JIS News

Imagine having delicious home-grown peanuts with the invigorating taste and aroma of cinnamon spice, or flavoured with the rich essence of Jamaican ginger. Hmmm.
Well, for Jamaicans seeking an alternative to the traditional salted or honey roasted peanut flavours, or those watching their salt intake, then Jamaica 4-H may soon provide the perfect solution.
Through its peanut project at the Warminster Community Centre in Santa Cruz, St. Elizabeth, the club has plans to utilize unique Jamaican flavours to enhance its product and increase sales.
“The salted ones will be there of course, but we’ll also have cinnamon flavoured peanuts, ginger flavoured peanuts and those flavours that are unique to 4-H,” says Ron Blake, Field Services Coordinator for the Central Region of the Jamaica 4-H Club.
He envisions that visitors wanting to take back something uniquely Jamaican to their countries, will be most attracted to the new flavours.
Much of the success of this undertaking will however, depend on the Club’s ability to access funding to begin the processing of peanuts.
Since 1998, 4-H Club members have been planting peanuts at the Warminster Centre, supplying some 50 per cent of the St. Elizabeth market. “Presently under production is five acres (two hectares) of peanuts, with land space for expansion to eight acres (3.2 hectares)”, Mr. Blake tells JIS News.
The project is a source of income for the clubbites and their families, who are reaping the product. “Peanut production is very labour intensive and employs quite a bit of persons”, Mr. Blake says.But, the Club wants to create even more jobs for its club members and last August, initiated a project to begin the processing of the product.
“The idea .is to set up a processing facility that will process peanuts grown by the 4-H clubs and also by satellite farmers”, Mr. Blake says. The satellite farmers, who will be brought on board as soon as the project gets underway, will have a contractual agreement to produce peanuts for processing and will be provided with equipment and technical assistance.
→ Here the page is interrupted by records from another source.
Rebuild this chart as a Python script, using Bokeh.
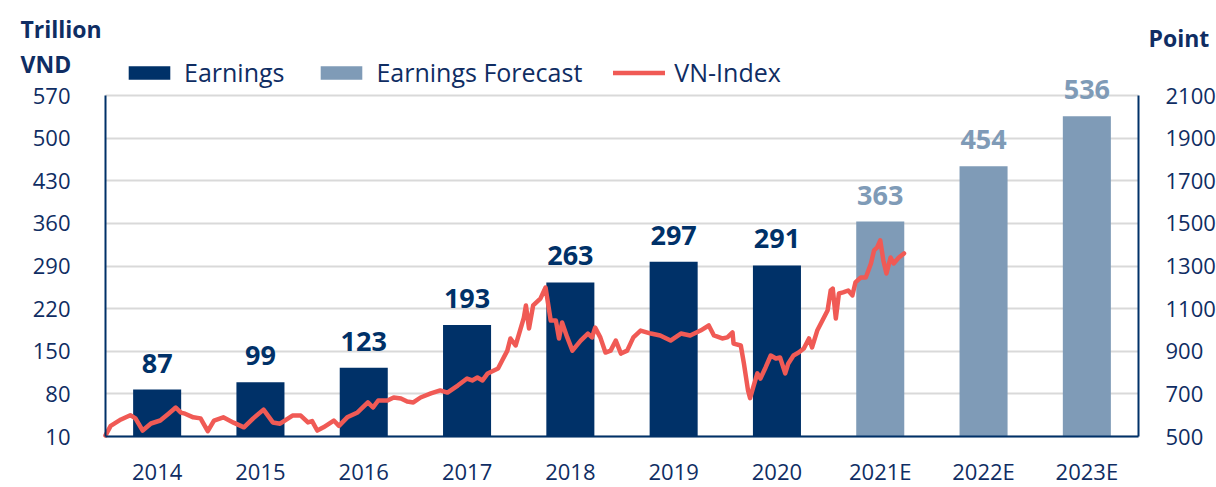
from bokeh.plotting import figure
from bokeh.models import (Range1d, LinearAxis, FixedTicker, Legend, LegendItem, Grid,
                          Label, LabelSet, ColumnDataSource)
from bokeh.core.properties import value
from bokeh.embed import file_html
from bokeh.resources import INLINE

# ---------------- data ----------------
categories = ["2014", "2015", "2016", "2017", "2018", "2019", "2020", "2021E", "2022E", "2023E"]
earnings = [87, 99, 123, 193, 263, 297, 291, 363, 454, 536]
is_forecast = [False, False, False, False, False, False, False, True, True, True]

left_ticks = [10, 80, 150, 220, 290, 360, 430, 500, 570]
right_ticks = [500, 700, 900, 1100, 1300, 1500, 1700, 1900, 2100]

# VN-Index (decimal year, points)
vn_dates = [2014.00, 2014.05, 2014.15, 2014.24, 2014.29, 2014.36, 2014.44, 2014.53, 2014.61, 2014.68,
            2014.73, 2014.77, 2014.85, 2014.92, 2014.99, 2015.05, 2015.14, 2015.24, 2015.34, 2015.43,
            2015.53, 2015.62, 2015.69, 2015.81, 2015.89, 2015.96, 2016.00, 2016.05, 2016.11, 2016.21,
            2016.26, 2016.34, 2016.44, 2016.54, 2016.59, 2016.64, 2016.73, 2016.79, 2016.86, 2016.92,
            2016.98, 2017.05, 2017.15, 2017.24, 2017.31, 2017.41, 2017.50, 2017.55, 2017.60, 2017.65,
            2017.70, 2017.80, 2017.85, 2017.89, 2017.92, 2017.97, 2018.05, 2018.07, 2018.10, 2018.14,
            2018.21, 2018.26, 2018.31, 2018.36, 2018.39, 2018.42, 2018.47, 2018.52, 2018.60, 2018.67,
            2018.71, 2018.74, 2018.79, 2018.84, 2018.89, 2018.94, 2018.99, 2019.05, 2019.11, 2019.18,
            2019.28, 2019.37, 2019.47, 2019.57, 2019.66, 2019.76, 2019.84, 2019.89, 2019.97, 2020.02,
            2020.07, 2020.08, 2020.15, 2020.18, 2020.22, 2020.24, 2020.27, 2020.31, 2020.34, 2020.39,
            2020.44, 2020.49, 2020.53, 2020.58, 2020.61, 2020.66, 2020.71, 2020.76, 2020.81, 2020.84,
            2020.89, 2020.94, 2020.99, 2021.02, 2021.04, 2021.07, 2021.10, 2021.14, 2021.19, 2021.23,
            2021.26, 2021.31, 2021.36, 2021.41, 2021.44, 2021.47, 2021.50, 2021.53, 2021.56, 2021.60,
            2021.63, 2021.68, 2021.73]
vn_values = [505, 550, 580, 600, 585, 528, 561, 575, 607, 636,
             612, 607, 590, 585, 525, 575, 590, 565, 543, 585,
             626, 566, 560, 598, 598, 566, 572, 528, 543, 575,
             550, 590, 613, 660, 636, 669, 669, 683, 678, 664,
             660, 683, 702, 716, 706, 739, 772, 763, 777, 763,
             796, 819, 866, 903, 960, 927, 1058, 1115, 1007, 1115,
             1147, 1199, 1044, 1044, 960, 1035, 965, 903, 950, 983,
             965, 1011, 965, 894, 903, 950, 889, 903, 965, 997,
             983, 974, 950, 983, 974, 997, 1021, 974, 960, 965,
             988, 936, 927, 843, 716, 680, 730, 796, 772, 824,
             880, 866, 871, 796, 843, 880, 894, 913, 960, 918,
             997, 1044, 1091, 1185, 1194, 1054, 1171, 1176, 1185, 1162,
             1223, 1246, 1246, 1312, 1373, 1387, 1420, 1326, 1265, 1340,
             1312, 1340, 1359]

# ---------------- style / layout ----------------
NAVY = "#003168"
FORE = "#7F9BB7"
RED = "#F05A55"
TXT = "#0F2D63"
GRID = "#D9D9D9"
FONT = "Open Sans"

W, H = 1216, 487
PX_L, PX_R, PX_T, PX_B = 105, 1138, 95, 436   # plot box inside the canvas

n = len(categories)
ux = n / (PX_R - PX_L)
uy = (left_ticks[-1] - left_ticks[0]) / (PX_B - PX_T)
uv = (right_ticks[-1] - right_ticks[0]) / (PX_B - PX_T)
x0, x1 = -0.5, n - 0.5

def dx(px):  # canvas x pixel -> data x
    return x0 + (px - PX_L) * ux

def dy(py):  # canvas y pixel -> left-axis data y
    return left_ticks[-1] + (PX_T - py) * uy

p = figure(width=W, height=H,
           x_range=Range1d(dx(0), dx(W)),
           y_range=Range1d(dy(H), dy(0)),
           x_axis_location=None, y_axis_location=None,
           output_backend="svg", toolbar_location=None,
           min_border=0, min_border_left=0, min_border_right=0,
           min_border_top=0, min_border_bottom=0)
p.extra_y_ranges = {"vn": Range1d(right_ticks[0] - (H - PX_B) * uv, right_ticks[-1] + PX_T * uv)}
p.outline_line_color = None
p.background_fill_color = "white"
p.border_fill_color = "white"
for g in p.grid:
    g.visible = False

p.add_layout(Grid(dimension=1, ticker=FixedTicker(ticks=left_ticks), cross_bounds=(x0, x1),
                  grid_line_color=GRID, grid_line_width=2))

idx = list(range(n))
act_src = ColumnDataSource(dict(x=[i for i in idx if not is_forecast[i]],
                                top=[earnings[i] for i in idx if not is_forecast[i]]))
fc_src = ColumnDataSource(dict(x=[i for i in idx if is_forecast[i]],
                               top=[earnings[i] for i in idx if is_forecast[i]]))
r_act = p.vbar(x="x", top="top", bottom=left_ticks[0], width=0.465, source=act_src,
               fill_color=NAVY, line_color=None)
r_fc = p.vbar(x="x", top="top", bottom=left_ticks[0], width=0.465, source=fc_src,
              fill_color=FORE, line_color=None)

vn_x = [d - 2014 - 0.5 for d in vn_dates]
r_vn = p.line(vn_x, vn_values, y_range_name="vn", line_color=RED, line_width=4.5,
              line_join="round", line_cap="round")

lab_src = ColumnDataSource(dict(x=idx, y=earnings, t=[str(v) for v in earnings],
                                c=[FORE if f else NAVY for f in is_forecast]))
p.add_layout(LabelSet(x="x", y="y", text="t", source=lab_src, text_color="c",
                      text_font=value(FONT), text_font_style="bold", text_font_size="27px",
                      text_align="center", text_baseline="bottom", y_offset=17))

# axes drawn at fixed locations
ax_b = LinearAxis(fixed_location=left_ticks[0], bounds=(x0, x1), ticker=FixedTicker(ticks=idx),
                  major_label_overrides={i: c for i, c in zip(idx, categories)})
ax_l = LinearAxis(fixed_location=x0, bounds=(left_ticks[0], left_ticks[-1]),
                  ticker=FixedTicker(ticks=left_ticks))
ax_r = LinearAxis(fixed_location=x1, y_range_name="vn", bounds=(right_ticks[0], right_ticks[-1]),
                  ticker=FixedTicker(ticks=right_ticks))
for ax, so in [(ax_b, 19), (ax_l, 35), (ax_r, 27)]:
    ax.axis_line_color = NAVY
    ax.axis_line_width = 2
    ax.major_tick_line_color = None
    ax.minor_tick_line_color = None
    ax.major_tick_out = 0
    ax.major_tick_in = 0
    ax.minor_tick_out = 0
    ax.major_label_standoff = so
    ax.major_label_text_font = FONT
    ax.major_label_text_font_size = "22px"
    ax.major_label_text_color = TXT
p.add_layout(ax_b, "below")
p.add_layout(ax_l, "left")
p.add_layout(ax_r, "right")

# legend
legend = Legend(items=[LegendItem(label="Earnings", renderers=[r_act]),
                       LegendItem(label="Earnings Forecast", renderers=[r_fc]),
                       LegendItem(label="VN-Index", renderers=[r_vn])],
                orientation="horizontal", location=(123, H - 89),
                glyph_width=52, glyph_height=17, label_standoff=9, spacing=31,
                padding=0, margin=0, border_line_color=None, background_fill_alpha=0,
                label_text_font=FONT, label_text_font_size="25px", label_text_color=TXT,
                label_height=20)
p.add_layout(legend, "center")

# axis titles
for txt, px, py in [("Trillion", 20, 28), ("VND", 20, 63), ("Point", 1148, 37)]:
    p.add_layout(Label(x=dx(px), y=dy(py), text=txt, text_font=FONT, text_font_style="bold",
                       text_font_size="23px", text_color=TXT, text_baseline="middle",
                       text_align="left"))

open("out.html", "w").write(file_html(p, INLINE))
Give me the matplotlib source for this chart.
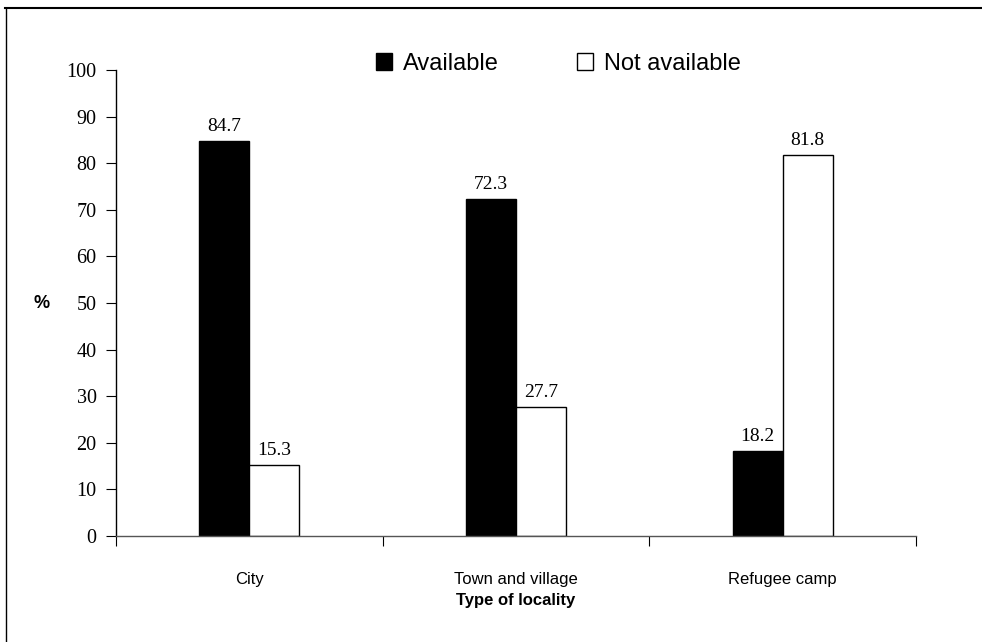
import numpy as np
import matplotlib
matplotlib.use('Agg')
import matplotlib.pyplot as plt
from matplotlib.lines import Line2D

# Availability by type of locality (%)
localities = ['City', 'Town and village', 'Refugee camp']
available = [84.7, 72.3, 18.2]
not_available = [15.3, 27.7, 81.8]

fig = plt.figure(figsize=(9.82, 6.42), dpi=100)
# plot area: y=0 at 536 px, y=100 at 70 px from the top
ax = fig.add_axes([0.1181, 0.165, 0.8147, 0.726])

x = np.arange(len(localities))
width = 0.187
b1 = ax.bar(x - width / 2, available, width, color='black',
            edgecolor='black', linewidth=1, label='Available')
b2 = ax.bar(x + width / 2, not_available, width, color='white',
            edgecolor='black', linewidth=1, label='Not available')

for bars in (b1, b2):
    for rect in bars:
        h = rect.get_height()
        ax.text(rect.get_x() + rect.get_width() / 2, h + 1.3, f'{h:.1f}',
                ha='center', va='bottom', family='Liberation Serif',
                fontsize=14)

ax.set_xlim(-0.5, len(localities) - 0.5)
ax.set_ylim(0, 100)
ax.set_yticks(np.arange(0, 101, 10))
ax.set_yticklabels([str(v) for v in range(0, 101, 10)],
                   family='Liberation Serif', fontsize=14.5)
ax.tick_params(axis='y', direction='out', length=7, pad=7, width=0.8)

# category labels centred under groups, ticks at group boundaries
ax.set_xticks(np.arange(-0.5, len(localities), 1.0))
ax.set_xticklabels([])
ax.tick_params(axis='x', direction='out', length=7, width=0.8)
for xi, name in zip(x, localities):
    ax.text(xi, -9.4, name, ha='center', va='center',
            family='Liberation Sans', fontsize=12)
ax.text(1, -13.8, 'Type of locality', ha='center', va='center',
        family='Liberation Sans', fontsize=12, fontweight='bold')
ax.text(-0.78, 50, '%', ha='center', va='center', family='Liberation Sans',
        fontsize=13, fontweight='bold', clip_on=False)

for side in ('top', 'right'):
    ax.spines[side].set_visible(False)
ax.spines['left'].set_linewidth(1.0)
ax.spines['bottom'].set_linewidth(1.0)
ax.spines['bottom'].set_color('#555555')

leg = ax.legend(loc='center', bbox_to_anchor=(0.553, 1.013), ncol=2,
                frameon=False, prop={'family': 'Liberation Sans', 'size': 17},
                handlelength=0.7, handleheight=0.7, handletextpad=0.45,
                columnspacing=3.3, borderpad=0)

# figure border (top and left)
fig.add_artist(Line2D([0.005, 1.0], [0.987, 0.987], color='black', lw=1.5))
fig.add_artist(Line2D([0.006, 0.006], [0.0, 0.987], color='black', lw=1.0))

fig.savefig('out.png', dpi=100)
“The project is at the stage where we are sourcing some of the critical funding”, Mr. Blake notes, adding that, “grant funding is currently being sourced for renovation of the facility and also to secure the necessary machinery that will be used to conduct the processing of peanuts”.
He informs that, “the Council for Voluntary and Social Services (CVSS)/United Way, has been one of the early partners in terms of the production aspect of the peanuts”. He indicates however, that in terms of the building and the machinery, “we have sent out proposals to grant funding agencies” and in another couple of months, feedback should be received as to the status of the grants for the project.
In the meantime, the clubbities will continue to sell the reaped product on the traditional market. The peanuts that have been planted have now come to maturity, and are currently being reaped for sale on the traditional market.
“We have reaped more than the last crop . at least 70 bushels, which is an increase of 10 from what was reaped the last time”, centre manager Lesley Thompson states.
He tells JIS News, that the peanut project has positively impacted the community, in that, it has created gainful employment for many persons. “When we begin the processing and packaging, we are also intending to employ persons in the community,” he indicates.
Mr. Thompson will supervise the processing aspect once it begins, while the 4-H Club’s board of management, the Rural Agricultural Development Authority (RADA), as well as farmers and technical persons from the community will also be involved.
“When our operation is up, in addition to the jarred peanuts . we are going to be having the usual sachet that will be produced principally for the local market,” Mr. Blake informs. “We are also going to be looking at an up-scale market for the jars .taking greater sales in the gift shops,” he adds.
He notes that, “the peanut project holds a lot of promise and it is something that we are upbeat about.”He expresses the hope that, “the goodwill that we have, we hope will open the doors of our potential sponsors, who will make it the final reality”.
The Jamaica 4-H Clubs, one of the leading youth training organizations in the island, is currently embarking on a number of programmes and activities in agriculture, homemaking, leadership, environmental skills and informational technology, aimed at creating employment.